Your goal> Restate the whole listing word for word. Pictures are left out.
— START Material provided —
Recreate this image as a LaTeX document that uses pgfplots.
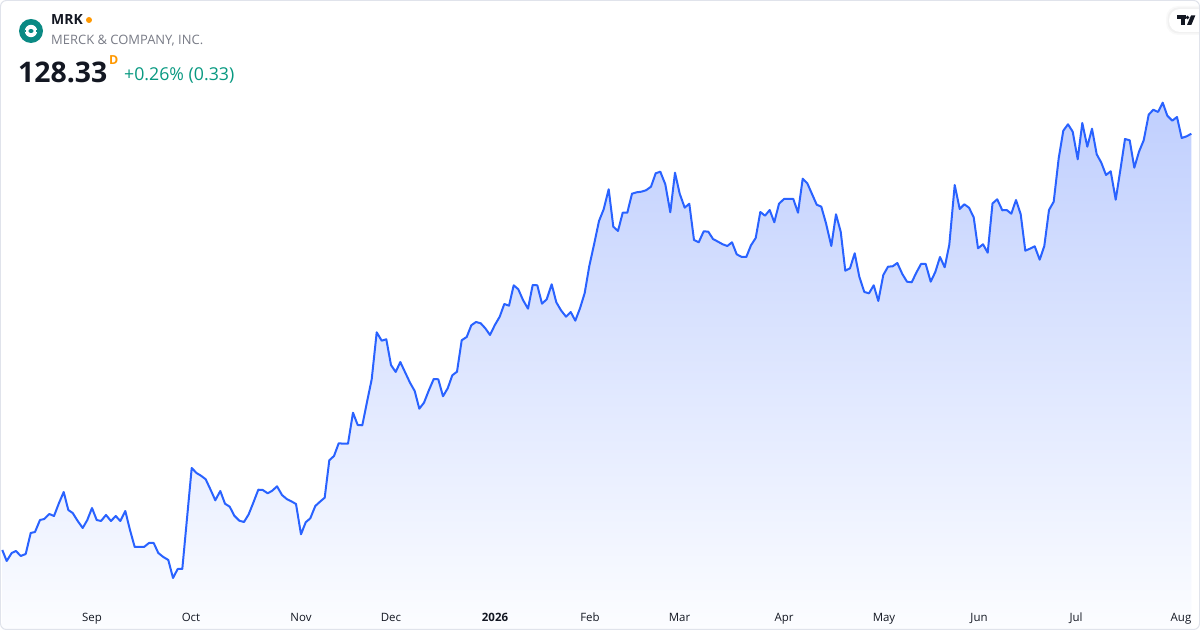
\documentclass[border=0pt]{standalone}
\usepackage{pgfplots}
\pgfplotsset{compat=1.18}
\usepackage{pgfplotstable}
\usepackage{fontspec}
\setmainfont{Open Sans}
\definecolor{tvblue}{HTML}{2962FF}
\definecolor{fillTop}{HTML}{C0CFFE}
\definecolor{fillBot}{HTML}{FCFDFF}
\definecolor{merckteal}{HTML}{0B8A84}
\definecolor{tvgray}{HTML}{787B86}
\definecolor{tvgreen}{HTML}{089981}
\definecolor{tvorange}{HTML}{FF9800}
\definecolor{tvtext}{HTML}{131722}
\definecolor{frame}{HTML}{E0E3EB}

% x: horizontal position (px), v: level (px above bottom of chart)
\pgfplotstableread{
x v
2.3 80
6.7 69
11.7 77
16 79
20.7 74
25.7 76
30.7 97
35 98
40 110
44.3 111
49.3 116
54 114
59 127
63.7 138
68.3 120
72.7 117
77.7 109
82.7 102
87.3 110
92 122
96.7 110
101 109
106 115
111 109
115.7 114
120.3 109
125.3 119
130 100
134.7 83
139.3 83
144 83
149 87
153.7 87
158.3 77
163.3 73
168.3 70
173 52
177.7 61
182.3 61
191.7 162
196.5 157
201 154.3
205.7 150.7
210.7 140
215.3 129.7
220.3 139
225 126.3
229.7 123.3
234.3 114.3
239.3 109.3
244 108
248.7 115.7
253.7 128.3
258.3 140.3
262.7 140
267.7 136.7
272.3 139.3
277 143.7
282 135
286.7 131
291.3 128.7
296 126
301 95.7
305.7 107.7
310.3 111.7
315.3 124
320 128.3
324.7 132.3
329.3 169.7
334 174
338.7 186.7
343.7 186.3
348 186.3
353 217.3
357.7 205
362.3 204.7
367 228
371.7 250.7
376.7 297.7
381.7 289.3
386.3 290.7
391 265
395.7 258
400.3 268
405.3 257.3
410 247.3
414.7 239
419.3 221.3
424 227.3
428.7 239.3
433.7 251
438.3 250.7
443 233.7
447.7 241.7
452.3 254.7
457 258.3
461.7 289.7
466.7 293
471.3 304.7
476 308
480.7 306.7
485.3 301.7
490 295
494.7 304.7
499.7 313.3
504.3 326
509 324.3
513.7 344.7
518.3 340.7
523 330
528 321.3
532.7 345
537.3 344.7
542 326.3
546.7 330.7
551.7 345.7
556.3 327.7
561 319.7
566 313.3
570.7 318
575.3 309.3
580 321.7
584.7 337
589.3 364
594.3 386.7
599 409
603.7 420.7
608.7 440.7
613.3 403.3
618 399
622.7 417.3
627.3 417.3
632 436.3
636.7 437.7
641.3 438.3
646 439.7
651 443.3
655.7 456.7
660.3 458.3
665.3 445.7
670.3 417.7
675 457.3
679.7 436.3
684.7 422.3
689.3 426.3
694 390
698.7 387.7
703.7 398.7
708.3 398.3
713 391
718 388.3
722.7 385.7
727.3 384
732 387.7
736.7 375.7
741.7 373
746.3 373
751 384.7
755.7 392
760.3 418
765 414.3
769.7 420
774.3 407.7
779 426.3
784 431
788.7 431
793.3 431
798 417.3
802.7 451.3
807.3 446.7
812 436
816.7 425.3
821.3 423.3
826 406.7
831.3 384
836 415.7
840.7 398.3
845.3 359.3
850 361.7
854.7 376.7
859.3 353.3
864.3 338
869 336.7
873.7 344.7
878.3 329
883.3 355
888 363.3
892.7 363.7
897.3 367
902.3 356
907 348.3
911.7 347.7
916.3 357.3
921 366
925.7 366
930.7 348.3
935.3 358
940 373
944.7 362.7
949.3 385.3
954.7 445
959.7 421
964.3 425.7
969 422.3
973.7 412.7
978 381.7
983 385.7
987.7 377.3
992.5 426.5
997.2 430.7
1002.3 419.7
1006.7 420
1011.3 416.3
1016 430
1020.7 415.7
1025.3 379.3
1030 381.3
1034.7 383.7
1039.7 370.3
1044.3 384
1049 420
1053.7 428.3
1058.7 471.7
1063.3 499.3
1068 505.7
1072.7 498.3
1077.7 470.7
1082.3 507
1087.3 483.3
1092 501.3
1096.7 475.7
1101.3 467.3
1106 455
1110.7 458.7
1115.7 430.3
1120.3 459.7
1125 491
1129.7 489.7
1134.3 462.3
1139 478.3
1143.7 489.7
1148.7 515.3
1153.3 520.3
1158 518
1162.7 527.3
1167.3 514.3
1172.3 509.3
1177 513
1181.7 492
1186.7 493.7
1191.3 496.3
}\mrk

\begin{document}
\begin{tikzpicture}[x=1bp,y=1bp]
\useasboundingbox (0,0) rectangle (1200,630);
\fill[white] (0,0) rectangle (1200,630);
\begin{axis}[
  at={(0,0)}, anchor=south west,
  scale only axis, width=1200bp, height=630bp,
  xmin=0, xmax=1200, ymin=0, ymax=630,
  axis line style={draw=none},
  axis on top,
  major tick length=0pt,
  ytick=\empty,
  xtick={92,191,301,391,495,590,679.5,784,884,979,1076,1181},
  xticklabels={Sep,Oct,Nov,Dec,\textbf{2026},Feb,Mar,Apr,May,Jun,Jul,Aug},
  xticklabel style={anchor=base, yshift=8.3bp, font=\fontsize{11.5}{13}\selectfont, text=tvtext},
  clip=true,
]
\addplot[draw=none, top color=fillTop, bottom color=fillBot] table[x=x,y=v]{\mrk} \closedcycle;
\addplot[tvblue, line width=2bp, line join=round, mark=none] table[x=x,y=v]{\mrk};
\end{axis}

% header
\fill[merckteal] (31,599) circle (12);
\fill[white] (31,599) circle (6.2);
\fill[merckteal] (31,599) ellipse (2.6 and 2.0);
\fill[merckteal] (24.5,598.2) rectangle (26.2,599.8);
\fill[merckteal] (35.8,598.2) rectangle (37.5,599.8);
\node[anchor=base west, inner sep=0, text=tvtext, font=\fontsize{14}{16}\selectfont\bfseries] at (51,605) {MRK};
\fill[tvorange] (89,610) circle (3);
\node[anchor=base west, inner sep=0, text=tvgray, font=\fontsize{13}{15}\selectfont] at (51,585) {MERCK \& COMPANY, INC.};
\node[anchor=base west, inner sep=0, text=tvtext, font=\fontsize{28.5}{30}\selectfont\bfseries] at (18,547.5) {128.33};
\node[anchor=base west, inner sep=0, text=tvorange, font=\fontsize{12.5}{14}\selectfont\bfseries] at (109,565) {D};
\node[anchor=base west, inner sep=0, text=tvgreen, font=\fontsize{17.8}{20}\selectfont] at (124,549.5) {+0.26\% (0.33)};

% TradingView badge
\begin{scope}
\clip (0,0) rectangle (1200,630);
\fill[black, opacity=0.025, rounded corners=12] (1166,595) rectangle (1210,624);
\fill[black, opacity=0.03, rounded corners=11] (1167.5,596.5) rectangle (1210,622.5);
\fill[white, rounded corners=11] (1169,598) rectangle (1210,621);
\fill[tvtext] (1176.5,614.5) rectangle (1185.5,611);
\fill[tvtext] (1181.3,611) rectangle (1184.8,605);
\fill[tvtext] (1187.5,612.5) circle (1.9);
\fill[tvtext] (1187,605) -- (1191.3,605) -- (1195.3,614.5) -- (1191,614.5) -- cycle;
\end{scope}

% frame
\draw[frame, line width=1bp, rounded corners=6bp] (0.5,0.5) rectangle (1199.5,629.5);
\end{tikzpicture}
\end{document}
— END Material provided —
Correct output>
Recreate this image as a LaTeX document that uses pgfplots.
\documentclass[border=0pt]{standalone}
\usepackage{pgfplots}
\pgfplotsset{compat=1.18}
\usepackage{pgfplotstable}
\usepackage{fontspec}
\setmainfont{Open Sans}
\definecolor{tvblue}{HTML}{2962FF}
\definecolor{fillTop}{HTML}{C0CFFE}
\definecolor{fillBot}{HTML}{FCFDFF}
\definecolor{merckteal}{HTML}{0B8A84}
\definecolor{tvgray}{HTML}{787B86}
\definecolor{tvgreen}{HTML}{089981}
\definecolor{tvorange}{HTML}{FF9800}
\definecolor{tvtext}{HTML}{131722}
\definecolor{frame}{HTML}{E0E3EB}

% x: horizontal position (px), v: level (px above bottom of chart)
\pgfplotstableread{
x v
2.3 80
6.7 69
11.7 77
16 79
20.7 74
25.7 76
30.7 97
35 98
40 110
44.3 111
49.3 116
54 114
59 127
63.7 138
68.3 120
72.7 117
77.7 109
82.7 102
87.3 110
92 122
96.7 110
101 109
106 115
111 109
115.7 114
120.3 109
125.3 119
130 100
134.7 83
139.3 83
144 83
149 87
153.7 87
158.3 77
163.3 73
168.3 70
173 52
177.7 61
182.3 61
191.7 162
196.5 157
201 154.3
205.7 150.7
210.7 140
215.3 129.7
220.3 139
225 126.3
229.7 123.3
234.3 114.3
239.3 109.3
244 108
248.7 115.7
253.7 128.3
258.3 140.3
262.7 140
267.7 136.7
272.3 139.3
277 143.7
282 135
286.7 131
291.3 128.7
296 126
301 95.7
305.7 107.7
310.3 111.7
315.3 124
320 128.3
324.7 132.3
329.3 169.7
334 174
338.7 186.7
343.7 186.3
348 186.3
353 217.3
357.7 205
362.3 204.7
367 228
371.7 250.7
376.7 297.7
381.7 289.3
386.3 290.7
391 265
395.7 258
400.3 268
405.3 257.3
410 247.3
414.7 239
419.3 221.3
424 227.3
428.7 239.3
433.7 251
438.3 250.7
443 233.7
447.7 241.7
452.3 254.7
457 258.3
461.7 289.7
466.7 293
471.3 304.7
476 308
480.7 306.7
485.3 301.7
490 295
494.7 304.7
499.7 313.3
504.3 326
509 324.3
513.7 344.7
518.3 340.7
523 330
528 321.3
532.7 345
537.3 344.7
542 326.3
546.7 330.7
551.7 345.7
556.3 327.7
561 319.7
566 313.3
570.7 318
575.3 309.3
580 321.7
584.7 337
589.3 364
594.3 386.7
599 409
603.7 420.7
608.7 440.7
613.3 403.3
618 399
622.7 417.3
627.3 417.3
632 436.3
636.7 437.7
641.3 438.3
646 439.7
651 443.3
655.7 456.7
660.3 458.3
665.3 445.7
670.3 417.7
675 457.3
679.7 436.3
684.7 422.3
689.3 426.3
694 390
698.7 387.7
703.7 398.7
708.3 398.3
713 391
718 388.3
722.7 385.7
727.3 384
732 387.7
736.7 375.7
741.7 373
746.3 373
751 384.7
755.7 392
760.3 418
765 414.3
769.7 420
774.3 407.7
779 426.3
784 431
788.7 431
793.3 431
798 417.3
802.7 451.3
807.3 446.7
812 436
816.7 425.3
821.3 423.3
826 406.7
831.3 384
836 415.7
840.7 398.3
845.3 359.3
850 361.7
854.7 376.7
859.3 353.3
864.3 338
869 336.7
873.7 344.7
878.3 329
883.3 355
888 363.3
892.7 363.7
897.3 367
902.3 356
907 348.3
911.7 347.7
916.3 357.3
921 366
925.7 366
930.7 348.3
935.3 358
940 373
944.7 362.7
949.3 385.3
954.7 445
959.7 421
964.3 425.7
969 422.3
973.7 412.7
978 381.7
983 385.7
987.7 377.3
992.5 426.5
997.2 430.7
1002.3 419.7
1006.7 420
1011.3 416.3
1016 430
1020.7 415.7
1025.3 379.3
1030 381.3
1034.7 383.7
1039.7 370.3
1044.3 384
1049 420
1053.7 428.3
1058.7 471.7
1063.3 499.3
1068 505.7
1072.7 498.3
1077.7 470.7
1082.3 507
1087.3 483.3
1092 501.3
1096.7 475.7
1101.3 467.3
1106 455
1110.7 458.7
1115.7 430.3
1120.3 459.7
1125 491
1129.7 489.7
1134.3 462.3
1139 478.3
1143.7 489.7
1148.7 515.3
1153.3 520.3
1158 518
1162.7 527.3
1167.3 514.3
1172.3 509.3
1177 513
1181.7 492
1186.7 493.7
1191.3 496.3
}\mrk

\begin{document}
\begin{tikzpicture}[x=1bp,y=1bp]
\useasboundingbox (0,0) rectangle (1200,630);
\fill[white] (0,0) rectangle (1200,630);
\begin{axis}[
  at={(0,0)}, anchor=south west,
  scale only axis, width=1200bp, height=630bp,
  xmin=0, xmax=1200, ymin=0, ymax=630,
  axis line style={draw=none},
  axis on top,
  major tick length=0pt,
  ytick=\empty,
  xtick={92,191,301,391,495,590,679.5,784,884,979,1076,1181},
  xticklabels={Sep,Oct,Nov,Dec,\textbf{2026},Feb,Mar,Apr,May,Jun,Jul,Aug},
  xticklabel style={anchor=base, yshift=8.3bp, font=\fontsize{11.5}{13}\selectfont, text=tvtext},
  clip=true,
]
\addplot[draw=none, top color=fillTop, bottom color=fillBot] table[x=x,y=v]{\mrk} \closedcycle;
\addplot[tvblue, line width=2bp, line join=round, mark=none] table[x=x,y=v]{\mrk};
\end{axis}

% header
\fill[merckteal] (31,599) circle (12);
\fill[white] (31,599) circle (6.2);
\fill[merckteal] (31,599) ellipse (2.6 and 2.0);
\fill[merckteal] (24.5,598.2) rectangle (26.2,599.8);
\fill[merckteal] (35.8,598.2) rectangle (37.5,599.8);
\node[anchor=base west, inner sep=0, text=tvtext, font=\fontsize{14}{16}\selectfont\bfseries] at (51,605) {MRK};
\fill[tvorange] (89,610) circle (3);
\node[anchor=base west, inner sep=0, text=tvgray, font=\fontsize{13}{15}\selectfont] at (51,585) {MERCK \& COMPANY, INC.};
\node[anchor=base west, inner sep=0, text=tvtext, font=\fontsize{28.5}{30}\selectfont\bfseries] at (18,547.5) {128.33};
\node[anchor=base west, inner sep=0, text=tvorange, font=\fontsize{12.5}{14}\selectfont\bfseries] at (109,565) {D};
\node[anchor=base west, inner sep=0, text=tvgreen, font=\fontsize{17.8}{20}\selectfont] at (124,549.5) {+0.26\% (0.33)};

% TradingView badge
\begin{scope}
\clip (0,0) rectangle (1200,630);
\fill[black, opacity=0.025, rounded corners=12] (1166,595) rectangle (1210,624);
\fill[black, opacity=0.03, rounded corners=11] (1167.5,596.5) rectangle (1210,622.5);
\fill[white, rounded corners=11] (1169,598) rectangle (1210,621);
\fill[tvtext] (1176.5,614.5) rectangle (1185.5,611);
\fill[tvtext] (1181.3,611) rectangle (1184.8,605);
\fill[tvtext] (1187.5,612.5) circle (1.9);
\fill[tvtext] (1187,605) -- (1191.3,605) -- (1195.3,614.5) -- (1191,614.5) -- cycle;
\end{scope}

% frame
\draw[frame, line width=1bp, rounded corners=6bp] (0.5,0.5) rectangle (1199.5,629.5);
\end{tikzpicture}
\end{document}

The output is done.